Scaglione did not challenge Peres with the question begging to be asked: If abuse of God’s name is condemned in God’s name, could this not also be, or become, abusive? There is not a public transcript of the meeting between Peres and the pope. But a significant few who are close to Francis had a lot to say about it. All of them were cautious about an institutionalized United Religions organization.

They did not reject it, but they were careful not to endorse it.

The Vatican spokesman for the encounter is Frederico Lombardi, a Jesuit priest. The pope listened to Peres, he said, but “made no personal commitment.” He also reminded Peres that the Vatican already has two “suitable” offices for interreligious initiatives.

Andrea Riccardi is founder of Sant’Egidio, an international Catholic lay community committed to ecumenism. He praised Peres for “giving so much weight to the spiritual dimension” in an “encounter with all religions.” At the same time, however, Riccardi cautioned against a United Religions organization, calling it “difficult to see an institutionalization of meetings” between religions.

While Catholic spokesmen were cautious about Peres’s organizational proposal, they were unambiguous in support of his assessment of their pope. Riccardi agreed that Francis “has very strong moral leadership” that “should continue in service to the unity of the human family.”

The Vatican’s representative to the United Nations, Archbishop Silvano Maria Tomasi, was effusive about Peres’s “perception of Pope Francis, not only as leader of the Catholic Church, but also as a symbol of all religion in the modern world. This is,” he said, “a significant turning point in history.”

Italy’s spokesman for Islam liked everything that Peres said. Handsome, articulate and Western in his manner, Yahya Pallavicini is imam of the al-Wahid Mosque in Milan and vice president of the Islamic Religious Community of Italy, a.k.a. Coreis, a community solicitous toward Christians and Jews.

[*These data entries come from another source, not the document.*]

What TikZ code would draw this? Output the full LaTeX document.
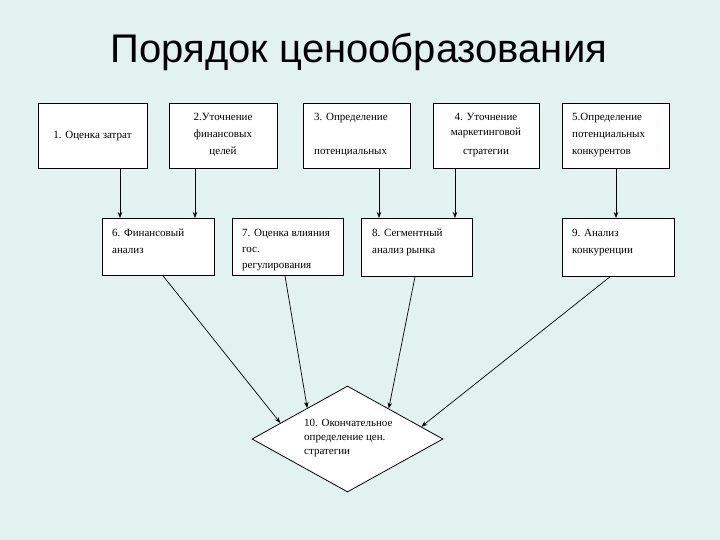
\documentclass[tikz,border=0pt]{standalone}
\usepackage{fontspec}
\setmainfont{Liberation Serif}
\newfontfamily\titlefont{Liberation Sans}
\usetikzlibrary{shapes.geometric,arrows.meta,calc}
\definecolor{bgc}{RGB}{226,243,239}
\tikzset{
  box/.style={draw=black, fill=white, line width=0.8pt, inner sep=0pt, anchor=north west},
  lbl/.style={inner sep=0pt, font=\fontsize{11}{17}\selectfont},
  arr/.style={draw=black, line width=0.7pt, -{Stealth[length=6pt,width=4.5pt]}},
}
\begin{document}
\begin{tikzpicture}[x=1pt,y=-1pt]
\useasboundingbox (0,0) rectangle (720,540);
\fill[bgc] (0,0) rectangle (720,540);
\node[inner sep=0pt, anchor=base, font=\titlefont\fontsize{40}{44}\selectfont] (title) at (359,63) {Порядок ценообразования};
% row 1
\node[box, minimum width=109pt, minimum height=65pt] (b1) at (38,103) {};
\node[box, minimum width=108pt, minimum height=65pt] (b2) at (169,103) {};
\node[box, minimum width=107pt, minimum height=65pt] (b3) at (303,103) {};
\node[box, minimum width=106pt, minimum height=65pt] (b4) at (433,103) {};
\node[box, minimum width=107pt, minimum height=65pt] (b5) at (562,103) {};
% row 2
\node[box, minimum width=112pt, minimum height=57pt] (b6) at (102,218) {};
\node[box, minimum width=111pt, minimum height=57pt] (b7) at (232,218) {};
\node[box, minimum width=111pt, minimum height=58pt] (b8) at (361,218) {};
\node[box, minimum width=112pt, minimum height=58pt] (b9) at (562,218) {};
% diamond
\node[draw=black, fill=white, line width=0.8pt, diamond, inner sep=0pt, minimum width=191pt, minimum height=106pt] (d) at (347.5,439) {};
% texts
\node[lbl, anchor=base] (t1) at (92.5,139) {1. Оценка затрат};
\node[lbl, anchor=north, align=center] (t2) at (223,108) {\strut 2.Уточнение\\финансовых\\целей};
\node[lbl, anchor=north west, align=left] (t3) at (314,108) {\strut 3. Определение\\[17pt]потенциальных};
\node[lbl, anchor=north, align=center] (t4) at (486,108) {\strut 4. Уточнение\\[-2pt]маркетинговой\\[2pt]стратегии};
\node[lbl, anchor=north west, align=left] (t5) at (572,108) {\strut 5.Определение\\потенциальных\\конкурентов};
\node[lbl, anchor=north west, align=left] (t6) at (112,224) {\strut 6. Финансовый\\анализ};
\node[lbl, anchor=north west, align=left, font=\fontsize{11}{16}\selectfont] (t7) at (242,224.8) {\strut 7. Оценка влияния\\гос.\\регулирования};
\node[lbl, anchor=north west, align=left] (t8) at (372,224) {\strut 8. Сегментный\\анализ рынка};
\node[lbl, anchor=north west, align=left] (t9) at (572,224) {\strut 9. Анализ\\конкуренции};
\node[lbl, anchor=north west, align=left, font=\fontsize{11}{14}\selectfont] (t10) at (304,416.7) {\strut 10. Окончательное\\определение цен.\\стратегии};
% vertical arrows
\draw[arr] (b1.south -| 120,0) -- (b6.north -| 120,0);
\draw[arr] (b2.south -| 195,0) -- (b6.north -| 195,0);
\draw[arr] (b3.south -| 379,0) -- (b8.north -| 379,0);
\draw[arr] (b4.south -| 455,0) -- (b8.north -| 455,0);
\draw[arr] (b5.south -| 616,0) -- (b9.north -| 616,0);
% diagonal arrows
\draw[arr] (b6.south -| 163,0) -- ($(d.west)!0.3!(d.north)$);
\draw[arr] (b7.south -| 285,0) -- ($(d.west)!0.58!(d.north)$);
\draw[arr] (b8.south -| 415,0) -- ($(d.north)!0.43!(d.east)$);
\draw[arr] (b9.south -| 610,0) -- ($(d.north)!0.77!(d.east)$);
\end{tikzpicture}
\end{document}
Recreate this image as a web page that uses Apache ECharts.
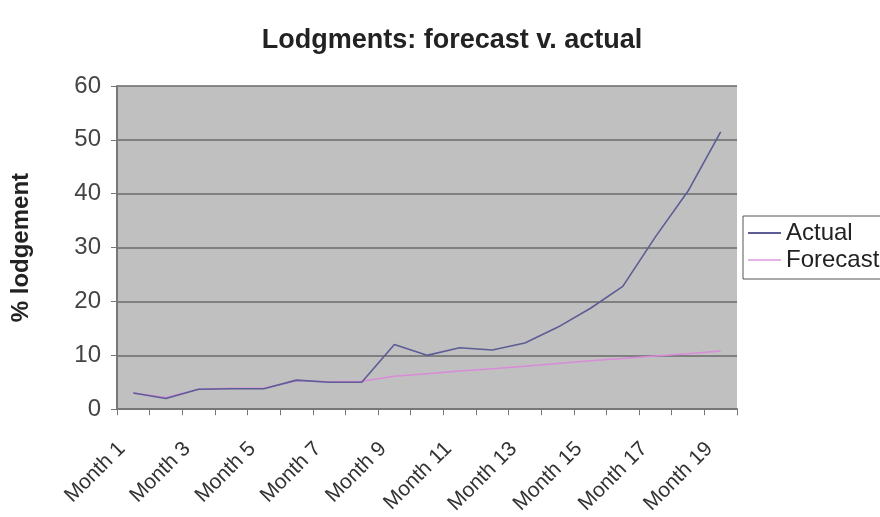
<!DOCTYPE html>
<html>
<head>
<meta charset="utf-8">
<script src="https://cdn.jsdelivr.net/npm/echarts@6/dist/echarts.min.js"></script>
<style>
  html, body { margin: 0; padding: 0; background: #fff; }
  #chart { width: 880px; height: 517px; }
</style>
</head>
<body>
<div id="chart"></div>
<script>
const months = Array.from({ length: 19 }, (_, i) => 'Month ' + (i + 1))
const actual = [3, 2, 3.7, 3.8, 3.8, 5.4, 5, 5, 12, 10, 11.4, 11, 12.3, 15.2, 18.7, 22.8, 32, 40.5, 51.5]
const forecast = [3, 2.2, 3.7, 3.9, 3.9, 5.3, 5.1, 5.2, 6.1, 6.6, 7.1, 7.5, 8, 8.5, 9, 9.4, 9.9, 10.3, 10.8]
const yTicks = { min: 0, max: 60, step: 10 }

const font = 'Liberation Sans, Arial, sans-serif'
const chart = echarts.init(document.getElementById('chart'))

chart.setOption({
  animation: false,
  textStyle: { fontFamily: font },
  title: {
    text: 'Lodgments: forecast v. actual',
    left: 447,
    textAlign: 'center',
    top: 22,
    textStyle: { fontSize: 27, fontWeight: 'bold', color: '#222', fontFamily: font },
  },
  legend: {
    orient: 'vertical',
    left: 743,
    top: 216,
    padding: [5, 20, 7, 5],
    itemGap: 3,
    itemWidth: 33,
    itemHeight: 2,
    borderColor: '#555',
    borderWidth: 1,
    icon: 'rect',
    data: ['Actual', 'Forecast'],
    textStyle: { fontSize: 24, color: '#222', padding: [0, 0, 0, 0] },
  },
  grid: {
    left: 117,
    right: 143,
    top: 86,
    bottom: 107,
    show: true,
    backgroundColor: '#c0c0c0',
    borderWidth: 0,
  },
  xAxis: {
    type: 'category',
    data: months,
    boundaryGap: true,
    axisLine: { lineStyle: { color: '#777', width: 2 } },
    axisTick: { show: true, interval: 0, length: 6, lineStyle: { color: '#777' } },
    axisLabel: {
      interval: 1,
      rotate: 45,
      fontSize: 21,
      color: '#333',
      margin: 25,
      padding: [0, 16, 0, 0],
    },
  },
  yAxis: {
    type: 'value',
    min: yTicks.min,
    max: yTicks.max,
    interval: yTicks.step,
    name: '% lodgement',
    nameLocation: 'middle',
    nameRotate: 90,
    nameGap: 84,
    nameTextStyle: { fontSize: 24, fontWeight: 'bold', color: '#222' },
    axisLine: { show: true, lineStyle: { color: '#777', width: 2 } },
    axisTick: { show: true, length: 6, lineStyle: { color: '#777' } },
    axisLabel: { fontSize: 24, color: '#444', margin: 16 },
    splitLine: { lineStyle: { color: '#6a6a6a', width: 1.5 } },
  },
  series: [
    {
      name: 'Forecast',
      type: 'line',
      data: forecast,
      showSymbol: false,
      z: 2,
      lineStyle: { color: '#d98ad9', width: 1.5 },
      itemStyle: { color: '#e6b3e6' },
    },
    {
      name: 'Actual',
      type: 'line',
      data: actual,
      showSymbol: false,
      z: 3,
      lineStyle: { color: '#5c5c96', width: 1.6 },
      itemStyle: { color: '#5c5c96' },
    },
  ],
})
</script>
</body>
</html>
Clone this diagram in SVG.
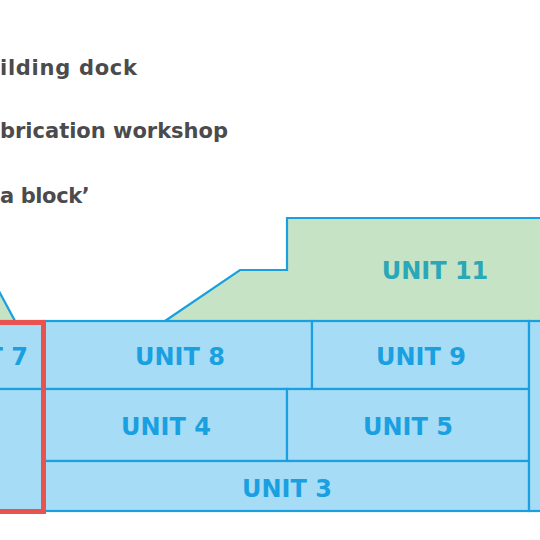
<svg xmlns="http://www.w3.org/2000/svg" width="540" height="540" viewBox="0 0 540 540">
<style>
.legend{font-family:"DejaVu Sans",sans-serif;font-weight:bold;font-size:21px;fill:#4b4b4d}
.blue{fill:#a6dcf5;stroke:#1aa0e0;stroke-width:2.2}
.green{fill:#c6e3c5;stroke:#1aa0e0;stroke-width:2.2;stroke-linejoin:miter}
.lbl{font-family:"DejaVu Sans",sans-serif;font-weight:bold;font-size:24px;fill:#1aa0e0;text-anchor:middle}
.lbl11{font-family:"DejaVu Sans",sans-serif;font-weight:bold;font-size:24px;fill:#2aa8b8;text-anchor:middle}
</style>
<rect width="540" height="540" fill="#ffffff"/>
<g id="legend">
<text class="legend" x="0" y="75" textLength="137">ilding dock</text>
<text class="legend" x="0" y="138" textLength="228">brication workshop</text>
<text class="legend" x="0" y="203" letter-spacing="-0.4">a block’</text>
</g>
<g id="green-left"><polygon class="green" points="-6,282 15,321 -6,321"/></g>
<g id="unit11">
<polygon class="green" points="165,321 240,270 287,270 287,218 546,218 546,321"/>
<text class="lbl11" x="435" y="279">UNIT 11</text>
</g>
<g id="unit7"><rect class="blue" x="-6" y="321" width="50" height="68"/><text class="lbl" x="28" y="365" style="text-anchor:end">T 7</text></g>
<g id="unit8"><rect class="blue" x="44" y="321" width="268" height="68"/><text class="lbl" x="180" y="365">UNIT 8</text></g>
<g id="unit9"><rect class="blue" x="312" y="321" width="217" height="68"/><text class="lbl" x="421" y="365">UNIT 9</text></g>
<g id="unit-left"><rect class="blue" x="-6" y="389" width="50" height="122"/></g>
<g id="unit4"><rect class="blue" x="44" y="389" width="243" height="72"/><text class="lbl" x="166" y="435">UNIT 4</text></g>
<g id="unit5"><rect class="blue" x="287" y="389" width="242" height="72"/><text class="lbl" x="408" y="435">UNIT 5</text></g>
<g id="unit3"><rect class="blue" x="44" y="461" width="485" height="50"/><text class="lbl" x="287" y="497">UNIT 3</text></g>
<g id="unit-right"><rect class="blue" x="529" y="321" width="20" height="190"/></g>
<g id="highlight"><rect x="-10" y="322.5" width="53.5" height="189" fill="none" stroke="#e8534f" stroke-width="5"/></g>
</svg>
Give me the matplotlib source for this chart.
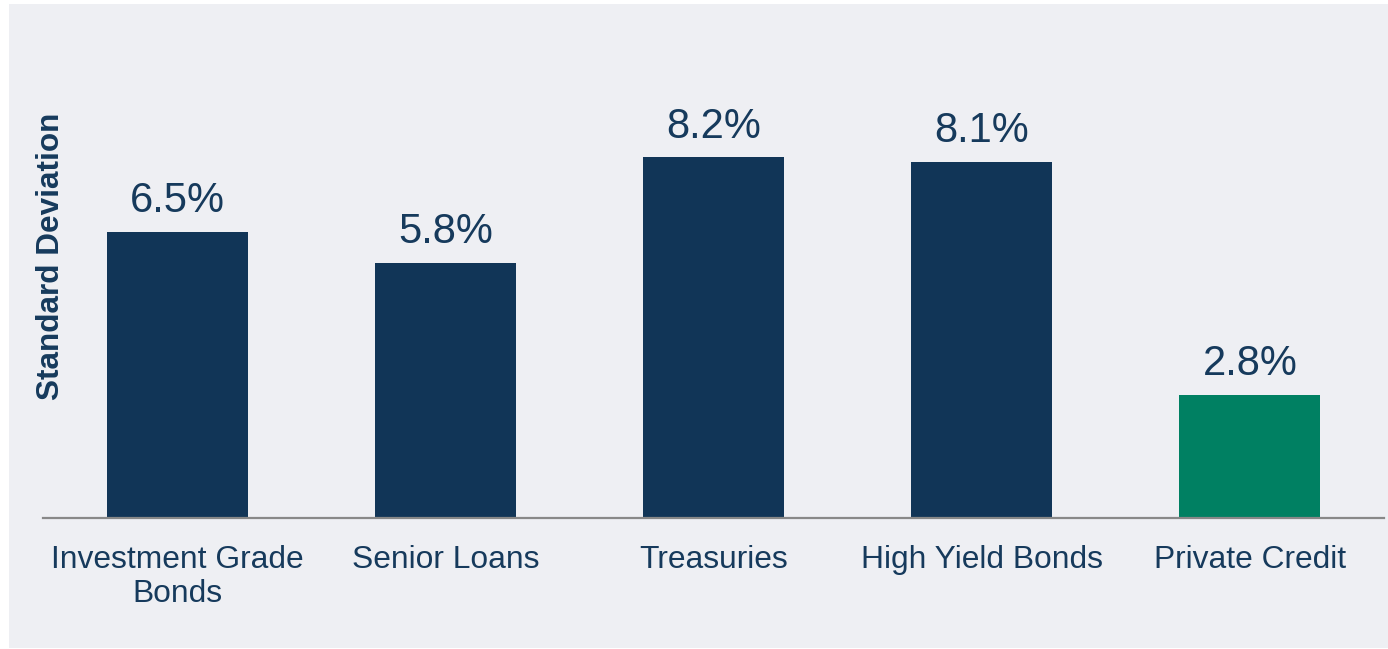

Pallavicini praised Peres as “a man particularly inspired, combining Jewish faith with political experience. I fully agree” with his proposal to the pope, he said.

In fact, he continued, “Pope Francis may be the most authoritative representative” of “spiritually sensitive” religious leaders in the world today. “I, a Muslim, have much to learn from him,” he said.

If one of the Vatican’s objectives was to test worldwide reaction to Peres’s proposal, response to date indicates mild interest. Outside Italy, mainstream media has barely acknowledged the encounter. Those that have reported it treat it more as a human interest story than hard news.

Here and there voices in pulpits and cyberspace cry danger, but Internet statistics indicate that very few are listening.

If Peres’s proposal to the pope gains traction, it will create a global religious union initiated by representatives of the world’s three monotheistic religions, a United Religions organization that blends its expression from one-third Judaism, one-third Christianity and one-third Islam. And apparently led from the seven hills of Rome.